Johannesburg (AFP) – Enyimba should be happier than Bayelsa United after the Nigerian contenders for the CAF Confederation Cup discovered on Friday who they will face in the qualifying rounds.
The draws for the preliminary and first rounds in Cairo were kind to Enyimba, who received a bye into the round of 32, where they will meet Diambars of Senegal or Wakriya of Guinea.
Diambars are debutants in the African equivalent of the UEFA Europa League while Wakriya have appeared only once before, and were eliminated in the preliminary round.
Although Enyimba will lack captain Augustine Oladapo, recently banned for 12 months after testing positive for banned substances, it would be a shock if they failed to advance.
Enyimba boast the most successful record of Nigerian clubs in CAF competitions, winning the Champions League and Super Cup twice each.
But the last of those victories came 16 years ago and the best the club based in southeastern city Aba have managed since was a 2018 Confederation Cup semi-finals place.
Last season, they bowed out of the second-tier African competition in the quarter-finals after woeful defending triggered a 4-1 first-leg hammering from Pyramids in Egypt.
Second division side Bayelsa secured a place in Africa by lifting the Nigerian FA Cup, and will find it much harder than Enyimba to get beyond the first round.
They had contrasting fortunes in two previous Confederation Cup appearances, reaching the 2009 semi-finals and making a preliminary-round exit five years later.
– Impressive Sfaxien –
Bayelsa have been paired with Anglogold Ashanti Golden Boys Siguiri from Guinea, one of 18 clubs debuting in the Confederation Cup this season.
Should the Nigerians survive the September tie, they will face CS Sfaxien, the Tunisian club who have won the competition a record three times.
The north Africans triumphed in 2007, retained the title the following year, surprisingly lost the 2010 final to FUS Rabat of Morocco, and succeeded again three years later.
Apart from the three Confederation Cup victories, Sfaxien won the now defunct CAF Cup in 1998 and were runners-up to Al Ahly of Egypt in the 2006 Champions League.
Nigerian clubs consistently struggle against opponents from north Africa and Sfaxien will be favourites, irrespective of whether they face Bayelsa or Siguiri.

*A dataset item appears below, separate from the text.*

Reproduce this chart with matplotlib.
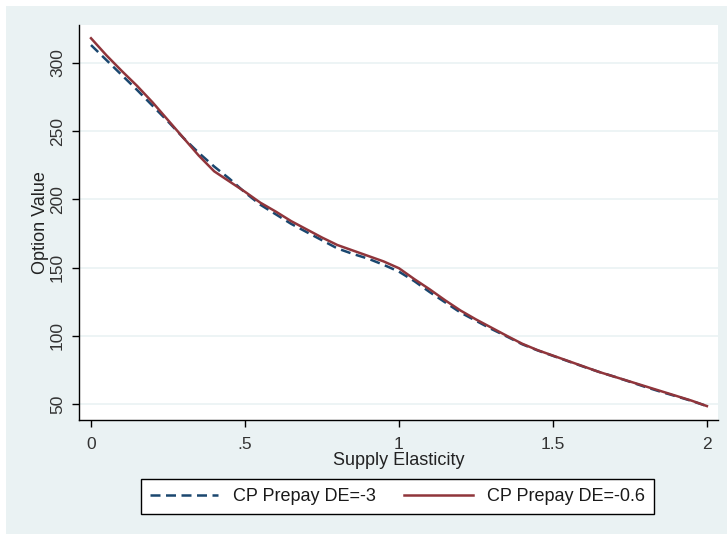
import numpy as np
import matplotlib
matplotlib.use('Agg')
import matplotlib.pyplot as plt
from matplotlib.patches import Rectangle

plt.rcParams['font.family'] = ['Liberation Sans', 'DejaVu Sans']

# Datos
elasticidad = [0.00, 0.05, 0.10, 0.15, 0.20, 0.25, 0.30, 0.35, 0.40, 0.45,
               0.50, 0.55, 0.60, 0.65, 0.70, 0.75, 0.80, 0.85, 0.90, 0.95,
               1.00, 1.05, 1.10, 1.15, 1.20, 1.25, 1.30, 1.35, 1.40, 1.45,
               1.50, 1.55, 1.60, 1.65, 1.70, 1.75, 1.80, 1.85, 1.90, 1.95, 2.00]

# CP Prepay DE=-3
valor_de3 = [313, 302, 291, 280, 268.5, 257, 245, 234, 224, 215,
             205, 196, 189, 182, 176, 170, 164, 160, 156.5, 152,
             147, 140, 132, 124.5, 117, 111, 105, 99.5, 93.8, 89.3,
             85.3, 81.3, 77.3, 73.5, 70, 66.3, 62.5, 59, 55.7, 52.3, 48.5]

# CP Prepay DE=-0.6
valor_de06 = [318, 305.5, 294, 283, 271, 258, 245, 232, 220.5, 213,
              205.5, 197.5, 191, 184, 178, 172, 166.5, 162.5, 158.5, 154.5,
              149.5, 141.5, 134, 126, 118.5, 112, 106, 100, 94.2, 89.5,
              85.5, 81.5, 77.5, 73.5, 70, 66.5, 63, 59.5, 56, 52.5, 48.5]

xticks = [0, 0.5, 1, 1.5, 2]
xticklabels = ['0', '.5', '1', '1.5', '2']
yticks = [50, 100, 150, 200, 250, 300]

fondo = '#EAF2F3'
azul = '#1A476F'
rojo = '#90353B'

fig = plt.figure(figsize=(7.27, 5.34), dpi=100)
fig.patch.set_facecolor('white')
fig.patches.append(Rectangle((6 / 727, 0), 1 - 6 / 727, 1 - 6 / 534,
                             transform=fig.transFigure, facecolor=fondo,
                             edgecolor='none', zorder=-10))

ax = fig.add_axes([79 / 727, 114 / 534, (718 - 79) / 727, (420 - 25) / 534])
ax.set_facecolor('white')

ax.plot(elasticidad, valor_de3, color=azul, lw=1.8, ls=(0, (4, 2.2)),
        label='CP Prepay DE=-3')
ax.plot(elasticidad, valor_de06, color=rojo, lw=1.8, label='CP Prepay DE=-0.6')

ax.set_xlim(-0.039, 2.036)
ax.set_ylim(38.3, 327.7)
ax.set_xticks(xticks)
ax.set_xticklabels(xticklabels)
ax.set_yticks(yticks)
ax.set_yticklabels([str(v) for v in yticks], rotation=90, va='center')

ax.grid(axis='y', color=fondo, lw=1.2)
ax.set_axisbelow(True)
for s in ['top', 'right']:
    ax.spines[s].set_visible(False)
for s in ['left', 'bottom']:
    ax.spines[s].set_color('black')
    ax.spines[s].set_linewidth(1.0)

ax.tick_params(axis='both', direction='out', length=5, width=1,
               labelsize=12.5, labelcolor='#333333', colors='black', pad=6)
ax.tick_params(axis='x', pad=7)
ax.tick_params(axis='y', pad=5)

ax.set_xlabel('Supply Elasticity', fontsize=13, color='#222222', labelpad=0)
ax.set_ylabel('Option Value', fontsize=13, color='#222222', labelpad=1)

leg = fig.legend(loc='center', bbox_to_anchor=(397.5 / 727, 1 - 496.5 / 534),
                 ncol=2, fontsize=13, frameon=True, fancybox=False,
                 framealpha=1, facecolor='white',
                 handlelength=3.8, handletextpad=0.8, columnspacing=1.6,
                 borderpad=0.5)
leg.get_frame().set_edgecolor('black')
leg.get_frame().set_linewidth(1.0)
for t in leg.get_texts():
    t.set_color('#1a1a1a')

fig.savefig('out.png', dpi=100, facecolor=fig.get_facecolor())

South African entrants Marumo Gallants, a lowly league club who surprisingly won the FA Cup last season when called Tshakhuma Tsha Madzivhandila, were paired with Futuro Kings from Equatorial Guinea.
Marumo are coached by Sebastien Migne from France, who was in charge of the Equatorial Guinea national team before moving to South Africa this year.
Orlando Pirates, impressive qualifiers for the quarter-finals last season before being outclassed by eventual winners Raja Casablanca of Morocco, were among 13 clubs to receive byes into the first round.
The Soweto Buccaneers, whose stars include Ghana goalkeeper Richard Ofori, await the winners between debutants Bumamuru of Burundi and experienced African campaigners Diables Noirs from Congo Brazzaville.